The city said it has been monitoring the river daily and would evaluate again Monday.
Though it wasn’t an especially long emergency, it was an intense time in Dayton.
In 72 hours, Dayton’s water dispatch center received 8,958 calls, or about 20 times the number it receives in a typical week at this time of year. Dispatch handled 393 calls in the last week of January and 463 in the first week of February.
“When this happened, our call centers were completely overwhelmed with phone calls,” said Dayton City Manager Shelley Dickstein.
Montgomery County, which gets its water from Dayton, also was flooded with calls.
Between 4:30 p.m. Feb. 13 and 6 a.m. Feb. 16, the county’s environmental services dispatch center, customer service call center and EOC center received 3,255 calls.
The call center and dispatch typically handle 300 to 360 calls per day.
The city used its tech vendor ZenCity to gather real-time information from social media posts while the call centers were swamped with calls, Dickstein said.
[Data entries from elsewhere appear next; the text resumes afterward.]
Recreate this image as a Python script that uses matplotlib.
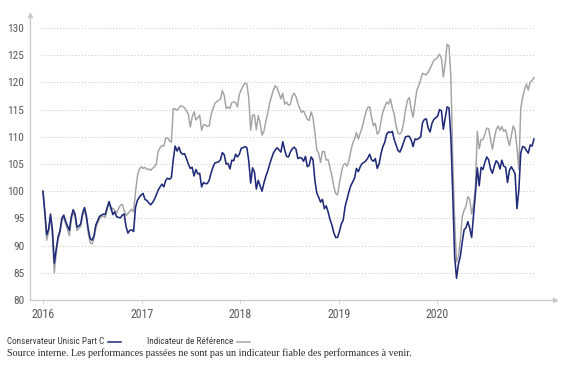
import matplotlib
matplotlib.use("Agg")
import matplotlib.pyplot as plt
from matplotlib.lines import Line2D
import pandas as pd

# ---------------- data (weekly, starting 2016-01-01) ----------------
start_date = "2016-01-01"

fund_values = [
    100.0, 96.2, 92.0, 93.0, 95.8, 93.0, 86.8, 89.3, 91.6, 92.7,
    95.0, 95.6, 94.5, 93.6, 92.8, 95.3, 96.6, 95.8, 93.4, 93.6,
    94.0, 96.0, 97.0, 95.5, 93.0, 91.3, 91.0, 91.8, 93.8, 94.6,
    95.4, 95.6, 95.8, 95.7, 97.0, 98.1, 97.0, 95.7, 96.2, 95.3,
    95.2, 95.1, 95.6, 95.8, 93.5, 92.3, 92.8, 92.9, 92.6, 97.0,
    98.3, 98.9, 99.3, 99.6, 98.5, 98.3, 97.9, 97.5, 97.9, 98.5,
    99.3, 100.2, 100.8, 101.3, 100.8, 102.0, 102.4, 102.2, 102.5, 105.8,
    108.3, 107.4, 108.1, 107.1, 106.8, 106.9, 106.0, 105.0, 104.2, 104.4,
    102.8, 104.0, 103.2, 103.3, 100.8, 101.6, 101.4, 101.4, 102.0, 103.3,
    104.4, 105.2, 105.3, 105.4, 105.8, 107.1, 106.7, 105.0, 105.1, 104.1,
    105.7, 105.6, 106.8, 106.3, 106.8, 107.9, 108.0, 108.2, 108.0, 105.5,
    101.5, 104.3, 103.5, 100.4, 102.0, 101.0, 100.0, 101.5, 102.7, 103.7,
    104.9, 106.0, 107.0, 107.6, 108.0, 107.6, 107.2, 109.1, 107.6, 106.4,
    106.3, 107.2, 107.8, 108.1, 107.7, 106.0, 106.2, 106.1, 105.5, 106.4,
    104.5, 104.8, 106.3, 105.8, 102.0, 99.7, 98.9, 98.0, 98.5, 96.8,
    97.3, 96.2, 94.8, 93.8, 92.4, 91.5, 91.5, 92.6, 94.0, 94.7,
    97.2, 98.5, 99.9, 101.0, 101.7, 102.4, 104.2, 103.6, 104.5, 105.1,
    105.3, 105.6, 106.1, 106.8, 105.8, 105.5, 106.0, 104.2, 105.0, 106.9,
    108.2, 109.0, 110.5, 110.9, 110.8, 111.0, 109.5, 108.5, 107.5, 107.2,
    108.0, 109.0, 110.0, 110.1, 110.1, 109.4, 108.2, 109.6, 109.5, 109.7,
    110.0, 112.6, 113.2, 113.3, 111.6, 110.9, 112.5, 113.2, 113.5, 113.8,
    115.0, 114.8, 111.4, 113.5, 115.5, 115.3, 110.0, 99.5, 88.0, 84.0,
    86.6, 88.0, 90.6, 92.9, 93.3, 94.4, 93.2, 91.5, 95.5, 99.6,
    104.3, 101.0, 104.4, 104.0, 105.3, 106.3, 105.8, 104.1, 103.3, 104.6,
    105.6, 105.2, 104.1, 105.7, 104.6, 104.4, 101.6, 103.8, 104.5, 103.9,
    103.2, 96.8, 100.2, 107.0, 108.2, 108.1, 107.5, 107.0, 108.5, 108.3,
    109.6,
]

index_values = [
    100.0, 95.8, 91.0, 92.5, 95.3, 92.0, 85.0, 88.5, 91.0, 92.3,
    94.5, 95.2, 94.0, 93.0, 91.8, 94.8, 96.0, 95.3, 92.8, 93.2,
    93.5, 95.5, 96.5, 95.0, 92.3, 90.5, 90.3, 91.2, 93.2, 94.2,
    95.0, 95.4, 95.4, 95.2, 96.6, 97.9, 96.5, 96.9, 96.5, 96.0,
    96.8, 97.4, 97.6, 96.5, 95.5, 95.9, 96.3, 96.7, 96.2, 99.8,
    102.8, 104.0, 104.5, 104.2, 104.4, 104.0, 104.1, 103.8, 104.2, 104.5,
    105.0, 107.3, 108.0, 108.4, 108.3, 109.8, 109.8, 109.3, 109.0, 115.2,
    115.1, 114.9, 115.3, 115.7, 115.6, 115.3, 114.8, 114.1, 111.8, 113.6,
    114.6, 113.1, 113.5, 114.0, 111.2, 112.2, 112.2, 111.9, 112.0, 114.0,
    115.1, 116.1, 116.5, 116.7, 116.9, 118.5, 117.6, 115.2, 115.5, 115.2,
    116.3, 116.4, 116.3, 115.5, 117.8, 118.7, 119.3, 119.9, 119.7, 117.0,
    111.2, 114.0, 114.0, 111.3, 113.9, 112.5, 110.3, 111.0, 112.8, 114.3,
    116.1, 117.4, 118.6, 119.4, 119.0, 118.0, 117.0, 118.0, 116.0, 116.4,
    115.8, 116.0, 117.5, 118.0, 117.4, 116.1, 115.2, 114.5, 114.8, 114.0,
    113.2, 113.0, 114.6, 113.5, 110.8, 107.6, 107.0, 105.3, 107.3, 107.3,
    105.7, 105.8, 104.3, 102.8, 100.9, 99.6, 99.3, 101.5, 103.4, 104.8,
    105.1, 104.6, 105.6, 107.4, 108.8, 109.6, 110.8, 109.6, 110.7, 111.6,
    113.2, 114.5, 115.4, 115.5, 113.6, 112.0, 112.5, 110.5, 110.9, 112.8,
    114.6, 115.5, 116.4, 116.0, 117.0, 115.3, 114.2, 112.0, 110.7, 110.5,
    111.0, 112.6, 114.9, 116.7, 117.2, 115.0, 113.6, 116.3, 118.6, 119.4,
    120.5, 121.7, 121.5, 121.4, 121.9, 122.6, 123.3, 124.1, 124.3, 124.6,
    125.2, 124.5, 121.0, 123.5, 127.0, 126.8, 121.0, 106.0, 94.5, 87.0,
    88.0, 91.0, 95.2, 96.5, 97.2, 99.0, 98.5, 95.8, 97.5, 100.7,
    111.0, 107.8, 109.5, 109.5, 110.5, 111.6, 111.5, 109.6, 107.7, 109.7,
    111.3, 112.0, 111.2, 111.9, 111.0, 111.3, 109.8, 108.4, 110.2, 112.0,
    111.2, 108.0, 104.0, 115.2, 117.2, 118.7, 119.7, 118.6, 120.1, 120.3,
    120.9,
]

y_ticks = [80, 85, 90, 95, 100, 105, 110, 115, 120, 125, 130]
x_tick_years = ["2016", "2017", "2018", "2019", "2020"]
fund_name = "Conservateur Unisic Part C"
index_name = "Indicateur de Référence"
source_text = ("Source interne. Les performances passées ne sont pas un "
               "indicateur fiable des performances à venir.")

# ---------------- styling ----------------
NAVY = "#1f2a78"
GREY = "#a3a3a3"
AXIS = "#c9c9c9"
TICK = "#5a5a5a"
SANS = ["Roboto Condensed", "Roboto", "DejaVu Sans"]
SERIF = ["Liberation Serif", "DejaVu Serif"]

dates = pd.date_range(start_date, periods=len(fund_values), freq="7D")

W, H = 562, 369
fig = plt.figure(figsize=(W / 100, H / 100), dpi=100)
ax = fig.add_axes([30 / W, 1 - 300 / H, (555 - 30) / W, (300 - 15) / H])

ax.plot(dates, index_values, color=GREY, lw=1.05, zorder=3)
ax.plot(dates, fund_values, color=NAVY, lw=1.15, zorder=4)

ax.set_xlim(pd.Timestamp("2015-11-14"), pd.Timestamp("2021-03-13"))
ax.set_ylim(80, 132.4)

# dotted gridlines
ax.hlines(y_ticks[1:], pd.Timestamp("2015-12-24"), pd.Timestamp("2020-12-30"),
          colors="#c4c4c4", linestyles=(0, (1, 2.2)), lw=0.7, zorder=1)

ax.set_yticks(y_ticks)
ax.set_yticklabels([str(v) for v in y_ticks], fontfamily=SANS, fontsize=8.2,
                   color=TICK)
ax.set_xticks([pd.Timestamp(y + "-01-01") for y in x_tick_years])
ax.set_xticklabels(x_tick_years, fontfamily=SANS, fontsize=8.6, color=TICK)
ax.tick_params(axis="y", length=0, pad=4)
ax.tick_params(axis="x", length=2, width=0.6, color=AXIS, pad=4)

for s in ["top", "right"]:
    ax.spines[s].set_visible(False)
for s in ["left", "bottom"]:
    ax.spines[s].set_color(AXIS)
    ax.spines[s].set_linewidth(0.9)

# axis arrows
ax.plot(1, 0, marker=">", ms=3, color=AXIS, transform=ax.transAxes,
        clip_on=False)
ax.plot(0, 1, marker="^", ms=3, color=AXIS, transform=ax.transAxes,
        clip_on=False)

# legend (text + line sample)
renderer = fig.canvas.get_renderer()


def legend_item(x0, label, color):
    t = fig.text(x0 / W, 1 - 341.5 / H, label, fontfamily=SANS, fontsize=6.6,
                 color="#3a3a3a", va="center", ha="left")
    bb = t.get_window_extent(renderer=renderer)
    xe = bb.x1 + 4
    fig.add_artist(Line2D([xe / W, (xe + 13) / W], [1 - 342 / H] * 2,
                          color=color, lw=1.1, transform=fig.transFigure))


legend_item(7, fund_name, NAVY)
legend_item(147, index_name, GREY)

fig.text(7 / W, 1 - 353 / H, source_text, fontfamily=SERIF, fontsize=7.3,
         color="#2a2a2a", va="center", ha="left")

fig.savefig("out.png", dpi=100)
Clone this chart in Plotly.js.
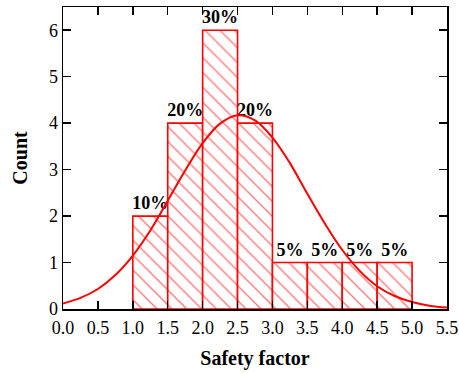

“At one point in time, we had 1,000 calls in the queue,” she said.
ZenCity helped the city figure out whether the information it was sharing about the water event was helpful and well received and allowed the city to adjust its messaging to satisfy customers and citizens, Dickstein said.
“We had 24,000 comments that were made during the event … that were culminated in a report by ZenCity,” Dickstein said.
About 86 percent of comments were positive or neutral, compared to 14 percent that were negative, she said.
The crisis led to a large response by city staff. About 87 city employees worked to manage the crisis.
During the event, Montgomery County field crews and engineering staff worked more than 500 combined hours assisting the city in locating the main break and then pressurizing and restoring water service, said Brianna Wooten, county spokeswoman.